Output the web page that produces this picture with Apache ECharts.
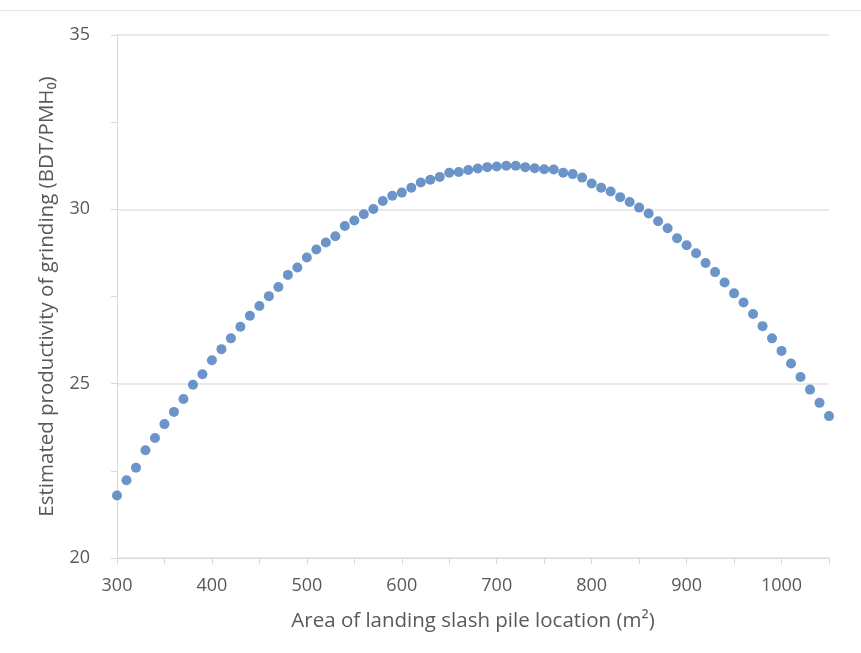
<!DOCTYPE html>
<html>
<head>
<meta charset="utf-8">
<script src="https://cdn.jsdelivr.net/npm/echarts@6/dist/echarts.min.js"></script>
<style>html,body{margin:0;padding:0;background:#fff}#c{width:861px;height:653px}</style>
</head>
<body>
<div id="c"></div>
<script>
const areas = [300,310,320,330,340,350,360,370,380,390,400,410,420,430,440,450,460,470,480,490,500,510,520,530,540,550,560,570,580,590,600,610,620,630,640,650,660,670,680,690,700,710,720,730,740,750,760,770,780,790,800,810,820,830,840,850,860,870,880,890,900,910,920,930,940,950,960,970,980,990,1000,1010,1020,1030,1040,1050];
const productivity = [21.79,22.23,22.59,23.09,23.44,23.84,24.19,24.56,24.97,25.27,25.67,25.99,26.30,26.63,26.95,27.23,27.51,27.77,28.12,28.33,28.62,28.85,29.05,29.23,29.52,29.68,29.86,30.01,30.24,30.39,30.48,30.62,30.77,30.85,30.93,31.05,31.07,31.13,31.17,31.21,31.23,31.25,31.25,31.21,31.18,31.15,31.14,31.05,31.01,30.91,30.74,30.62,30.51,30.35,30.21,30.05,29.88,29.66,29.46,29.17,28.97,28.74,28.46,28.20,27.90,27.59,27.33,27.00,26.65,26.30,25.94,25.58,25.19,24.83,24.45,24.07];
const xTitle = 'Area of landing slash pile location (m²)';
const yTitle = 'Estimated productivity of grinding (BDT/PMH₀)';

const points = areas.map((a, i) => [a, productivity[i]]);
const textColor = '#595959';
const lineColor = '#d9d9d9';
const font = '"Open Sans", "DejaVu Sans", sans-serif';

const chart = echarts.init(document.getElementById('c'));
chart.setOption({
  animation: false,
  backgroundColor: '#fff',
  graphic: [{
    type: 'line', shape: {x1: 0, y1: 10.5, x2: 861, y2: 10.5},
    style: {stroke: '#e6e6e6', lineWidth: 1}
  }],
  grid: {left: 117, right: 32, top: 35, bottom: 95, containLabel: false},
  xAxis: {
    type: 'value', min: 300, max: 1050, interval: 50,
    name: xTitle, nameLocation: 'middle', nameGap: 53,
    nameTextStyle: {color: textColor, fontSize: 20.5, fontFamily: font},
    axisLine: {show: true, lineStyle: {color: lineColor, width: 1}},
    axisTick: {show: true, inside: false, length: 6, lineStyle: {color: lineColor}},
    axisLabel: {
      color: textColor, fontSize: 18, fontFamily: font, margin: 19,
      formatter: v => (v % 100 === 0 ? String(v) : '')
    },
    splitLine: {show: false}
  },
  yAxis: {
    type: 'value', min: 20, max: 35, interval: 5,
    name: yTitle, nameLocation: 'middle', nameGap: 59,
    nameTextStyle: {color: textColor, fontSize: 20.5, fontFamily: font},
    axisLine: {show: true, lineStyle: {color: lineColor, width: 1}},
    axisTick: {show: true, inside: false, length: 6, lineStyle: {color: lineColor}},
    minorTick: {show: true, splitNumber: 2, length: 6, lineStyle: {color: lineColor}},
    minorSplitLine: {show: false},
    axisLabel: {color: textColor, fontSize: 18, fontFamily: font, margin: 27},
    splitLine: {show: true, lineStyle: {color: '#e3e3e3', width: 1.5}}
  },
  series: [{
    type: 'scatter',
    data: points,
    symbol: 'circle',
    symbolSize: 10,
    itemStyle: {color: '#4679bb'},
    z: 5
  }]
});
</script>
</body>
</html>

----

Set exercise: Quote the data above in full and without alteration; skip the pictures.

Task response:
Output the web page that produces this picture with Apache ECharts.
<!DOCTYPE html>
<html>
<head>
<meta charset="utf-8">
<script src="https://cdn.jsdelivr.net/npm/echarts@6/dist/echarts.min.js"></script>
<style>html,body{margin:0;padding:0;background:#fff}#c{width:861px;height:653px}</style>
</head>
<body>
<div id="c"></div>
<script>
const areas = [300,310,320,330,340,350,360,370,380,390,400,410,420,430,440,450,460,470,480,490,500,510,520,530,540,550,560,570,580,590,600,610,620,630,640,650,660,670,680,690,700,710,720,730,740,750,760,770,780,790,800,810,820,830,840,850,860,870,880,890,900,910,920,930,940,950,960,970,980,990,1000,1010,1020,1030,1040,1050];
const productivity = [21.79,22.23,22.59,23.09,23.44,23.84,24.19,24.56,24.97,25.27,25.67,25.99,26.30,26.63,26.95,27.23,27.51,27.77,28.12,28.33,28.62,28.85,29.05,29.23,29.52,29.68,29.86,30.01,30.24,30.39,30.48,30.62,30.77,30.85,30.93,31.05,31.07,31.13,31.17,31.21,31.23,31.25,31.25,31.21,31.18,31.15,31.14,31.05,31.01,30.91,30.74,30.62,30.51,30.35,30.21,30.05,29.88,29.66,29.46,29.17,28.97,28.74,28.46,28.20,27.90,27.59,27.33,27.00,26.65,26.30,25.94,25.58,25.19,24.83,24.45,24.07];
const xTitle = 'Area of landing slash pile location (m²)';
const yTitle = 'Estimated productivity of grinding (BDT/PMH₀)';

const points = areas.map((a, i) => [a, productivity[i]]);
const textColor = '#595959';
const lineColor = '#d9d9d9';
const font = '"Open Sans", "DejaVu Sans", sans-serif';

const chart = echarts.init(document.getElementById('c'));
chart.setOption({
  animation: false,
  backgroundColor: '#fff',
  graphic: [{
    type: 'line', shape: {x1: 0, y1: 10.5, x2: 861, y2: 10.5},
    style: {stroke: '#e6e6e6', lineWidth: 1}
  }],
  grid: {left: 117, right: 32, top: 35, bottom: 95, containLabel: false},
  xAxis: {
    type: 'value', min: 300, max: 1050, interval: 50,
    name: xTitle, nameLocation: 'middle', nameGap: 53,
    nameTextStyle: {color: textColor, fontSize: 20.5, fontFamily: font},
    axisLine: {show: true, lineStyle: {color: lineColor, width: 1}},
    axisTick: {show: true, inside: false, length: 6, lineStyle: {color: lineColor}},
    axisLabel: {
      color: textColor, fontSize: 18, fontFamily: font, margin: 19,
      formatter: v => (v % 100 === 0 ? String(v) : '')
    },
    splitLine: {show: false}
  },
  yAxis: {
    type: 'value', min: 20, max: 35, interval: 5,
    name: yTitle, nameLocation: 'middle', nameGap: 59,
    nameTextStyle: {color: textColor, fontSize: 20.5, fontFamily: font},
    axisLine: {show: true, lineStyle: {color: lineColor, width: 1}},
    axisTick: {show: true, inside: false, length: 6, lineStyle: {color: lineColor}},
    minorTick: {show: true, splitNumber: 2, length: 6, lineStyle: {color: lineColor}},
    minorSplitLine: {show: false},
    axisLabel: {color: textColor, fontSize: 18, fontFamily: font, margin: 27},
    splitLine: {show: true, lineStyle: {color: '#e3e3e3', width: 1.5}}
  },
  series: [{
    type: 'scatter',
    data: points,
    symbol: 'circle',
    symbolSize: 10,
    itemStyle: {color: '#4679bb'},
    z: 5
  }]
});
</script>
</body>
</html>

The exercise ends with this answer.